» GOAL OF THE EXERCISE:
Skip all pictures, then copy the lines from the start of the data through the line with "import pandas as pd", keeping both ends.
-- BEGIN SOURCE MATERIAL --
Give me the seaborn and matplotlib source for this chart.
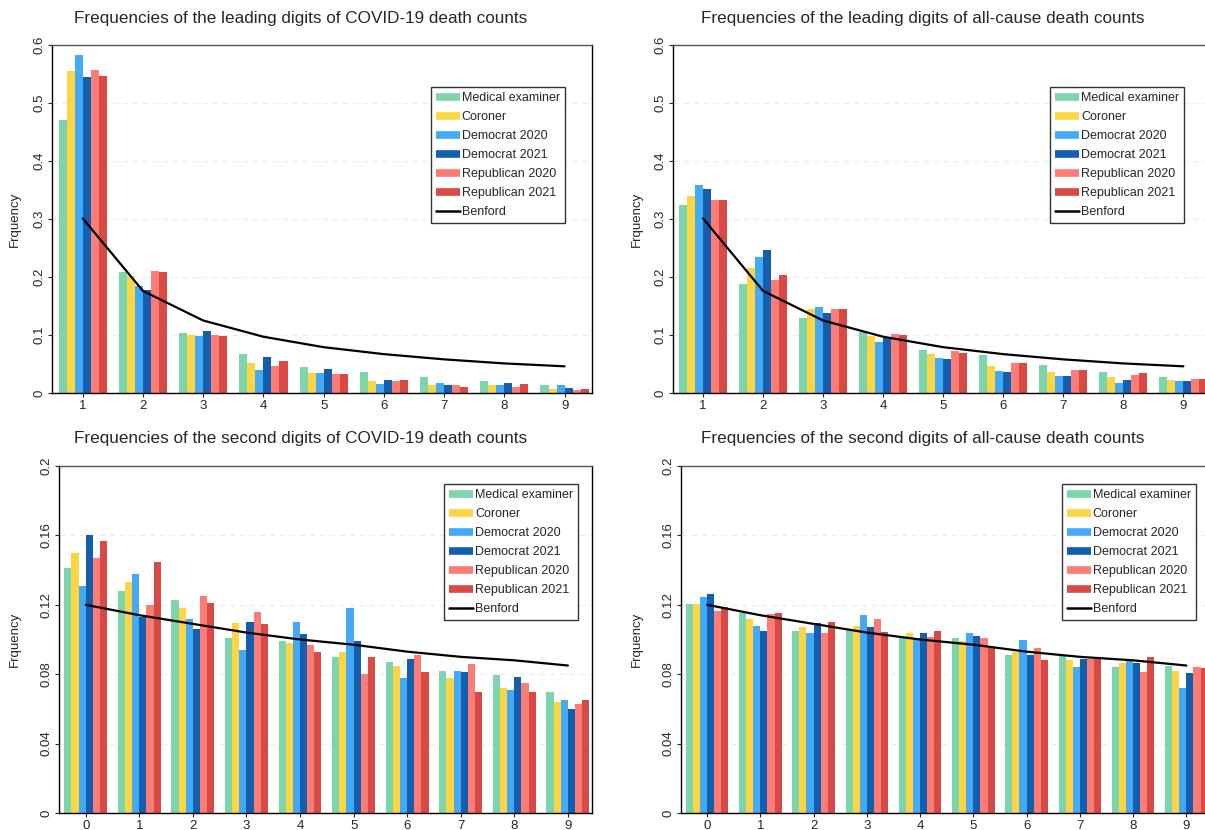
import matplotlib
matplotlib.use("Agg")
import matplotlib.pyplot as plt
from matplotlib.lines import Line2D
import seaborn as sns
import pandas as pd

# series shown in every panel
series = ["Medical examiner", "Coroner", "Democrat 2020", "Democrat 2021",
          "Republican 2020", "Republican 2021"]
colors = ["#7dd6ab", "#fdd542", "#42aaf8", "#135fae", "#fe7b76", "#d84a43"]

first_digits = [1, 2, 3, 4, 5, 6, 7, 8, 9]
second_digits = [0, 1, 2, 3, 4, 5, 6, 7, 8, 9]

benford_first = [0.301, 0.176, 0.125, 0.097, 0.079, 0.067, 0.058, 0.051, 0.046]
benford_second = [0.120, 0.114, 0.109, 0.104, 0.100, 0.097, 0.093, 0.090, 0.088, 0.085]

# leading digit, COVID-19 deaths (one row per series)
covid_first = [
    [0.471, 0.208, 0.104, 0.068, 0.045, 0.037, 0.028, 0.021, 0.014],
    [0.556, 0.201, 0.100, 0.052, 0.034, 0.021, 0.013, 0.014, 0.007],
    [0.582, 0.184, 0.099, 0.040, 0.034, 0.016, 0.018, 0.013, 0.013],
    [0.545, 0.178, 0.107, 0.062, 0.041, 0.023, 0.013, 0.018, 0.009],
    [0.557, 0.211, 0.100, 0.047, 0.033, 0.020, 0.014, 0.010, 0.005],
    [0.547, 0.208, 0.099, 0.055, 0.032, 0.022, 0.011, 0.016, 0.007],
]
# leading digit, all-cause deaths
allcause_first = [
    [0.324, 0.188, 0.129, 0.105, 0.075, 0.065, 0.048, 0.037, 0.028],
    [0.340, 0.216, 0.144, 0.098, 0.067, 0.046, 0.036, 0.028, 0.023],
    [0.359, 0.235, 0.149, 0.088, 0.060, 0.038, 0.029, 0.018, 0.021],
    [0.352, 0.247, 0.138, 0.095, 0.059, 0.037, 0.029, 0.022, 0.020],
    [0.333, 0.195, 0.145, 0.102, 0.073, 0.052, 0.040, 0.031, 0.025],
    [0.333, 0.203, 0.144, 0.100, 0.069, 0.051, 0.039, 0.034, 0.024],
]
# second digit, COVID-19 deaths
covid_second = [
    [0.141, 0.128, 0.123, 0.101, 0.099, 0.090, 0.087, 0.082, 0.0795, 0.070],
    [0.150, 0.133, 0.118, 0.1095, 0.098, 0.093, 0.085, 0.078, 0.072, 0.064],
    [0.131, 0.138, 0.112, 0.094, 0.110, 0.118, 0.078, 0.082, 0.071, 0.065],
    [0.160, 0.113, 0.106, 0.110, 0.103, 0.099, 0.089, 0.081, 0.0785, 0.060],
    [0.147, 0.120, 0.125, 0.116, 0.097, 0.080, 0.091, 0.086, 0.075, 0.063],
    [0.157, 0.1445, 0.121, 0.109, 0.093, 0.090, 0.081, 0.070, 0.070, 0.065],
]
# second digit, all-cause deaths
allcause_second = [
    [0.1206, 0.115, 0.105, 0.106, 0.1015, 0.101, 0.091, 0.0906, 0.084, 0.0847],
    [0.1206, 0.112, 0.107, 0.108, 0.104, 0.099, 0.093, 0.088, 0.0864, 0.082],
    [0.1244, 0.108, 0.104, 0.114, 0.101, 0.1036, 0.100, 0.084, 0.0875, 0.072],
    [0.126, 0.105, 0.1097, 0.107, 0.104, 0.102, 0.091, 0.0887, 0.0866, 0.0807],
    [0.1166, 0.1145, 0.104, 0.112, 0.1017, 0.101, 0.095, 0.0887, 0.0814, 0.084],
    [0.119, 0.115, 0.110, 0.1045, 0.105, 0.095, 0.088, 0.0887, 0.090, 0.0837],
]

sns.set_theme(style="white")
plt.rcParams["font.family"] = ["Liberation Sans", "DejaVu Sans"]


def long_frame(rows, digits):
    records = []
    for name, vals in zip(series, rows):
        for d, v in zip(digits, vals):
            records.append({"digit": d, "freq": v, "series": name})
    return pd.DataFrame(records)


def draw_panel(ax, rows, digits, benford, yticks, ylabels, xlim, legend_xy, label_x):
    df = long_frame(rows, digits)
    ax.yaxis.grid(True, color="#ececec", linestyle=(0, (5, 4)), linewidth=0.8)
    ax.set_axisbelow(True)
    sns.barplot(data=df, x="digit", y="freq", hue="series", hue_order=series,
                palette=colors, width=0.8, errorbar=None, saturation=1,
                linewidth=0, ax=ax, legend=False)
    ax.plot(range(len(digits)), benford, color="black", linewidth=1.6, zorder=5)

    ax.set_xlim(*xlim)
    ax.set_ylim(yticks[0], yticks[-1])
    ax.set_yticks(yticks)
    ax.set_yticklabels(ylabels, rotation=90, va="center")
    ax.set_xlabel("")
    ax.set_ylabel("Frquency", fontsize=9.5)
    ax.yaxis.set_label_coords(label_x, 0.5)
    ax.tick_params(axis="both", which="major", length=3, width=0.8,
                   labelsize=9.5, direction="out", bottom=True, left=True, pad=2)
    for side in ["left", "right", "top", "bottom"]:
        ax.spines[side].set_visible(True)
        ax.spines[side].set_color("black")
        ax.spines[side].set_linewidth(1.0)
    ax.spines["top"].set_color("#555555")

    handles = [Line2D([0], [0], color=c, linewidth=5.5, solid_capstyle="butt")
               for c in colors]
    handles.append(Line2D([0], [0], color="black", linewidth=1.8))
    leg = ax.legend(handles, series + ["Benford"], loc="upper right",
                    bbox_to_anchor=legend_xy, fontsize=9, frameon=True,
                    fancybox=False, edgecolor="#333333", framealpha=1,
                    handlelength=1.9, handletextpad=0.15, labelspacing=0.56,
                    borderpad=0.4, borderaxespad=0)
    leg.get_frame().set_linewidth(1.0)


fig = plt.figure(figsize=(12.05, 8.3), dpi=100)

ax1 = fig.add_axes([52 / 1205, 1 - 393 / 830, 540 / 1205, 348 / 830])
ax2 = fig.add_axes([673 / 1205, 1 - 393 / 830, 538 / 1205, 348 / 830])
ax3 = fig.add_axes([59 / 1205, 1 - 813 / 830, 533 / 1205, 347 / 830])
ax4 = fig.add_axes([681 / 1205, 1 - 813 / 830, 533 / 1205, 347 / 830])

top_ticks = [0, 0.1, 0.2, 0.3, 0.4, 0.5, 0.6]
top_labels = ["0", "0.1", "0.2", "0.3", "0.4", "0.5", "0.6"]
bot_ticks = [0, 0.04, 0.08, 0.12, 0.16, 0.2]
bot_labels = ["0", "0.04", "0.08", "0.12", "0.16", "0.2"]

draw_panel(ax1, covid_first, first_digits, benford_first, top_ticks, top_labels,
           (-0.51, 8.455), (0.95, 0.879), -0.058)
draw_panel(ax2, allcause_first, first_digits, benford_first, top_ticks, top_labels,
           (-0.5, 8.46), (0.95, 0.879), -0.056)
draw_panel(ax3, covid_second, second_digits, benford_second, bot_ticks, bot_labels,
           (-0.5, 9.45), (0.974, 0.948), -0.071)
draw_panel(ax4, allcause_second, second_digits, benford_second, bot_ticks, bot_labels,
           (-0.49, 9.52), (0.966, 0.948), -0.071)

title_kw = dict(fontsize=12.3, va="center", ha="left")
fig.text(74 / 1205, 1 - 18 / 830,
         "Frequencies of the leading digits of COVID-19 death counts", **title_kw)
fig.text(701 / 1205, 1 - 18 / 830,
         "Frequencies of the leading digits of all-cause death counts", **title_kw)
fig.text(74 / 1205, 1 - 438 / 830,
         "Frequencies of the second digits of COVID-19 death counts", **title_kw)
fig.text(701 / 1205, 1 - 438 / 830,
         "Frequencies of the second digits of all-cause death counts", **title_kw)

fig.savefig("out.png", dpi=100)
-- END SOURCE MATERIAL --
» WRITTEN ANSWER:
Give me the seaborn and matplotlib source for this chart.
import matplotlib
matplotlib.use("Agg")
import matplotlib.pyplot as plt
from matplotlib.lines import Line2D
import seaborn as sns
import pandas as pd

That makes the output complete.